After suffering a severe seizure in front of his classmates, Friesen finally gave up trying to fit in.

“I thought, ‘I am a freak. Who is going to want to spend time with me?’” he said. “I went back to school the next day and there was nobody.”

He spent most of the next two years shut in his bedroom at home, until a girl came to visit him.

“She just talked to me and smiled at me. I said not one word,” Friesen said. “Then she got up and left, but she didn’t go alone. It was like she sucked something out of the room. It was that hate I had for myself.”

He gradually returned to school and managed to graduate high school and college before becoming a special education teacher.

“One person, one human being, made me visible,” he said.

He explained that everyone asks those two questions mentioned above in their own way, whether through social media posts or other methods of presenting themselves.
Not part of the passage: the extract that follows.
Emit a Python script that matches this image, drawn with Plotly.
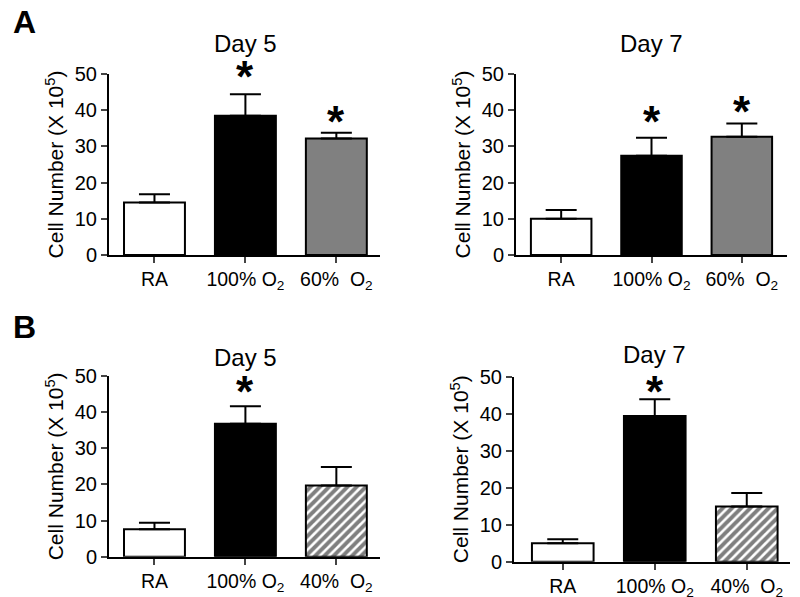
import plotly.graph_objects as go

# ---------------- data ----------------
cat_A = ["RA", "100% O2", "60%  O2"]
cat_B = ["RA", "100% O2", "40%  O2"]
tick_A = ["RA", "100% O<sub>2</sub>", "60%  O<sub>2</sub>"]
tick_B = ["RA", "100% O<sub>2</sub>", "40%  O<sub>2</sub>"]

a_day5_mean = [14.5, 38.5, 32.2]
a_day5_err = [2.3, 5.9, 1.6]
a_day7_mean = [10.0, 27.4, 32.7]
a_day7_err = [2.4, 5.0, 3.6]
b_day5_mean = [7.6, 36.8, 19.7]
b_day5_err = [1.8, 4.8, 5.1]
b_day7_mean = [5.0, 39.4, 14.9]
b_day7_err = [1.05, 4.5, 3.7]

# significance stars: category index and y value of star centre
a_day5_star_x, a_day5_star_y = [1, 2], [51.2, 38.7]
a_day7_star_x, a_day7_star_y = [1, 2], [38.7, 41.7]
b_day5_star_x, b_day5_star_y = [1], [47.6]
b_day7_star_x, b_day7_star_y = [1], [47.8]

y_ticks = [0, 10, 20, 30, 40, 50]
Y_MAX = 50

FONT = "Liberation Sans, Arial, sans-serif"
W, H = 800, 597

panels = [
    dict(title="Day 5", mean=a_day5_mean, err=a_day5_err, cats=cat_A, ticks=tick_A,
         sx=a_day5_star_x, sy=a_day5_star_y, third="gray",
         xpx=(109, 380), ypx=(255, 74), xr=[-0.5, 2.48], title_y=43),
    dict(title="Day 7", mean=a_day7_mean, err=a_day7_err, cats=cat_A, ticks=tick_A,
         sx=a_day7_star_x, sy=a_day7_star_y, third="gray",
         xpx=(516, 787), ypx=(255, 74), xr=[-0.5, 2.5], title_y=43),
    dict(title="Day 5", mean=b_day5_mean, err=b_day5_err, cats=cat_B, ticks=tick_B,
         sx=b_day5_star_x, sy=b_day5_star_y, third="hatch",
         xpx=(109, 380), ypx=(556.7, 376), xr=[-0.5, 2.48], title_y=357),
    dict(title="Day 7", mean=b_day7_mean, err=b_day7_err, cats=cat_B, ticks=tick_B,
         sx=b_day7_star_x, sy=b_day7_star_y, third="hatch",
         xpx=(514, 790), ypx=(561.7, 376.7), xr=[-0.53, 2.47], title_y=355),
]

fig = go.Figure()
layout = dict(
    width=W, height=H,
    margin=dict(l=0, r=0, t=0, b=0, autoexpand=False),
    paper_bgcolor="white", plot_bgcolor="white",
    showlegend=False, barmode="overlay",
    font=dict(family=FONT, color="black"),
)
annotations = []

for i, p in enumerate(panels):
    n = "" if i == 0 else str(i + 1)
    xa, ya = "x" + n, "y" + n
    xpos = list(range(len(p["cats"])))
    third_fill = "#808080" if p["third"] == "gray" else "white"
    fills = ["white", "black", third_fill]
    for k in xpos:
        marker = dict(color=fills[k], line=dict(color="black", width=2))
        if k == 2 and p["third"] == "hatch":
            marker["pattern"] = dict(shape="/", fgcolor="black", bgcolor="white",
                                     size=6.5, solidity=0.6)
        fig.add_trace(go.Bar(
            x=[xpos[k]], y=[p["mean"][k]], xaxis=xa, yaxis=ya, width=0.67,
            marker=marker,
            error_y=dict(type="data", array=[p["err"][k]], arrayminus=[0],
                         symmetric=False, color="black", thickness=2, width=15.5),
            cliponaxis=False, hoverinfo="skip",
        ))
    for sx, sy in zip(p["sx"], p["sy"]):
        annotations.append(dict(
            text="<b>*</b>", xref=xa, yref=ya + " domain", x=sx, y=sy / Y_MAX,
            xanchor="center", yanchor="middle", yshift=-7, showarrow=False,
            font=dict(size=44, family=FONT, color="black"),
        ))
    x0, x1 = p["xpx"]
    yb, yt = p["ypx"]
    layout["xaxis" + n] = dict(
        domain=[x0 / W, x1 / W], anchor=ya, range=p["xr"],
        tickvals=xpos, ticktext=p["ticks"], ticks="outside", ticklen=6, tickwidth=2,
        showline=True, linecolor="black", linewidth=2, showgrid=False, zeroline=False,
        tickfont=dict(size=19.5, family=FONT, color="black"), fixedrange=True,
    )
    layout["yaxis" + n] = dict(
        domain=[1 - yb / H, 1 - yt / H], anchor=xa, range=[0, Y_MAX],
        tickvals=y_ticks, ticks="outside", ticklen=6, tickwidth=2,
        showline=True, linecolor="black", linewidth=2, showgrid=False, zeroline=False,
        tickfont=dict(size=20, family=FONT, color="black"),
        title=dict(text="Cell Number (X 10<sup>5</sup>)", font=dict(size=21, family=FONT, color="black"),
                   standoff=5),
        fixedrange=True,
    )
    annotations.append(dict(
        text=p["title"], xref=xa, yref="paper", x=1, y=1 - p["title_y"] / H,
        xanchor="center", yanchor="middle", showarrow=False,
        font=dict(size=24, family=FONT, color="black"),
    ))

annotations.append(dict(text="<b>A</b>", xref="paper", yref="paper", x=24 / W, y=1 - 22 / H,
                        xanchor="center", yanchor="middle", showarrow=False,
                        font=dict(size=32, family=FONT, color="black")))
annotations.append(dict(text="<b>B</b>", xref="paper", yref="paper", x=24 / W, y=1 - 327 / H,
                        xanchor="center", yanchor="middle", showarrow=False,
                        font=dict(size=32, family=FONT, color="black")))
layout["annotations"] = annotations
fig.update_layout(**layout)
fig.write_html("out.html", config={"displayModeBar": False},
               post_script="document.body.style.margin='0';document.body.style.overflow='hidden';")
He added that he also spoken in prisons, where inmates have been desperate to share their life stories with him because “they are in the most invisible place on earth.”

“If those guys needed to unload, tough as they were, I’m guessing you do to,” Friesen told the audience. “I hope you have a lot of people in your life who can help you unload. I hope you have parents and friends and siblings. And you have each other.”

He encouraged students to reach out to those around them, no matter how different, and show life-giving kindness.

“I don’t know how much time you have with each other,” he said, referring to graduation. “Some of you may only have one more year. You have the words. Seems like a nice time to say them.”